しかし、ほとんどの地震はメガスラストではなく、トランスフォーム型境界の近くでプレートがすれ違うことによる地震です。
将来、太平洋プレート上のロサンゼルスと北米プレート上のサンフランシスコもこの動きと一緒にすれ違っていくのでしょうか。それで通勤はちょっと楽になりますね。太平洋プレートのその部分は1年で5センチしか動きませんから、けっこうな時間がかかるでしょう。
地震はプレートの境界で一番よく起こりますが、境界から離れているところで起こることもしばしばあります。プレート境界は地殻の断層の1つにすぎず、プレートの中でもプレートの動きや火山活動によって断層が生じることがあるのです。
だから、エネルギーが集まったり解放されたりすることによって、プレート境界から離れているところでも、地震が起こりえます。
例えば、地殻が引き離されてることで地面が落ちていく場所を「正断層」と呼びます。
北米で一番大きい正断層が240キロのワサッチ断層です。この断層は北米プレートの南西への動きによって作られていて、アイダホ洲とユタ州を横断しています。
また、「逆断層」は、逆にプレートが近づくことによって地殻が押されて、断層の上の地面が押し上げられます。
このような断層は地球の大きな山を作ります。
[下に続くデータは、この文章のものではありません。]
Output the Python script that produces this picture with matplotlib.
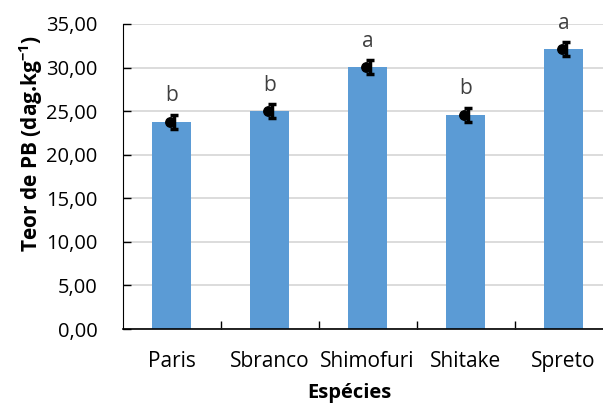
import matplotlib.pyplot as plt
import numpy as np

# Teor de proteína bruta por espécie
especies = ['Paris', 'Sbranco', 'Shimofuri', 'Shitake', 'Spreto']
teor_pb = [23.8, 25.0, 30.1, 24.6, 32.1]
erro = [0.8, 0.8, 0.8, 0.8, 0.8]
letras = ['b', 'b', 'a', 'b', 'a']
yticks = [0, 5, 10, 15, 20, 25, 30, 35]

plt.rcParams['font.family'] = ['Open Sans', 'DejaVu Sans']

fig = plt.figure(figsize=(6.03, 4.05), dpi=100)
ax = fig.add_axes([122.5 / 603, 1 - 329 / 405, 490 / 603, 305 / 405])

x = np.arange(len(especies))
ax.bar(x, teor_pb, width=0.4, color='#5b9bd5', zorder=2)
# barra de erro levemente deslocada, ponto da média à esquerda
ax.errorbar(x + 0.03, teor_pb, yerr=erro, fmt='none', ecolor='black',
            elinewidth=2.5, capsize=2.6, capthick=2.5, zorder=3)
ax.plot(x - 0.015, teor_pb, 'o', color='black', markersize=6.8, zorder=4)

for xi, v, e, l in zip(x, teor_pb, erro, letras):
    ax.annotate(l, (xi, v + e), xytext=(0, 9.5), textcoords='offset points',
                ha='center', va='baseline', fontsize=15, color='#404040')

ax.set_xlim(-0.5, len(especies) - 0.5)
ax.set_ylim(0, 35)
ax.set_yticks(yticks)
ax.set_yticklabels([f'{t:.2f}'.replace('.', ',') for t in yticks])
ax.set_xticks(x)
ax.set_xticklabels(especies)
ax.set_xticks(np.arange(len(especies) - 1) + 0.5, minor=True)
ax.tick_params(axis='y', direction='in', length=6, width=1, labelsize=14.5, pad=18)
ax.tick_params(axis='x', which='major', length=0, labelsize=15, pad=16)
ax.tick_params(axis='x', which='minor', direction='in', length=6, width=1)

ax.grid(axis='y', color='#d9d9d9', linewidth=1.3, zorder=0)
ax.set_axisbelow(True)
for s in ['top', 'right']:
    ax.spines[s].set_visible(False)
ax.spines['left'].set_color('black')
ax.spines['bottom'].set_color('black')
ax.spines['bottom'].set_linewidth(1.2)

ax.set_ylabel('Teor de PB (dag.kg$^{\\mathregular{-1}}$)', fontsize=15, fontweight='bold')
ax.yaxis.set_label_coords(-0.158, 0.607)
ax.set_xlabel('Espécies', fontsize=14.5, fontweight='bold')
ax.xaxis.set_label_coords(0.462, -0.177)

fig.savefig('out.png', dpi=100)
シエラネバダ、ロッキー山脈やヒマラヤ山脈もこの過程の結果です。そして、アラスカ大地震もこの結果なのです。
これ以外に「横ずれ断層」もあります。この断層では地殻同士は横方向に擦れ合っています。
北米ではカリフォルニアのサンアンドレアス断層が一番有名な例ですね。ほかの例は、南西ヨーロッパ地震の原因となったトルコのアナトリア断層などです。
地理学のほかの分野と同じように、地震の原因はすべてがわかっているわけではありません。
アラスカの大地震で、地震の科学は新しい段階に進めましたが、研究者は地球内の温度によって地震活動がどう変わるか、あるいはどうやって地震予報できるかなどの難しい質問にまだ答えられていません。
プレートの動きだけを見て推測できればいいのですが、プレートの厚さが100キロ以上ありますし、地震直前の過程は非常にわかりにくいのです。
しかし1964年のレガシーは、世界中の地震を観察している研究機関です。例えば、アメリカ地質調査所の地震ハザードプログラムや津波警報システムや国立地震計測システムが作られました。
これらの機関はアラスカの大地震の対策として作られて、24時間地球の地震活動を観察しています。この機関のおかげで多くの地震のデータを集めることができ、毎年50万個以上の地震を観測できているのです。
その50万個のなかで数千個は人間も感じることができて、数百が被害も与えるものです。
データが増えていけば研究も進み、いつの日か科学者も地震を推測できるようになるかもしれません。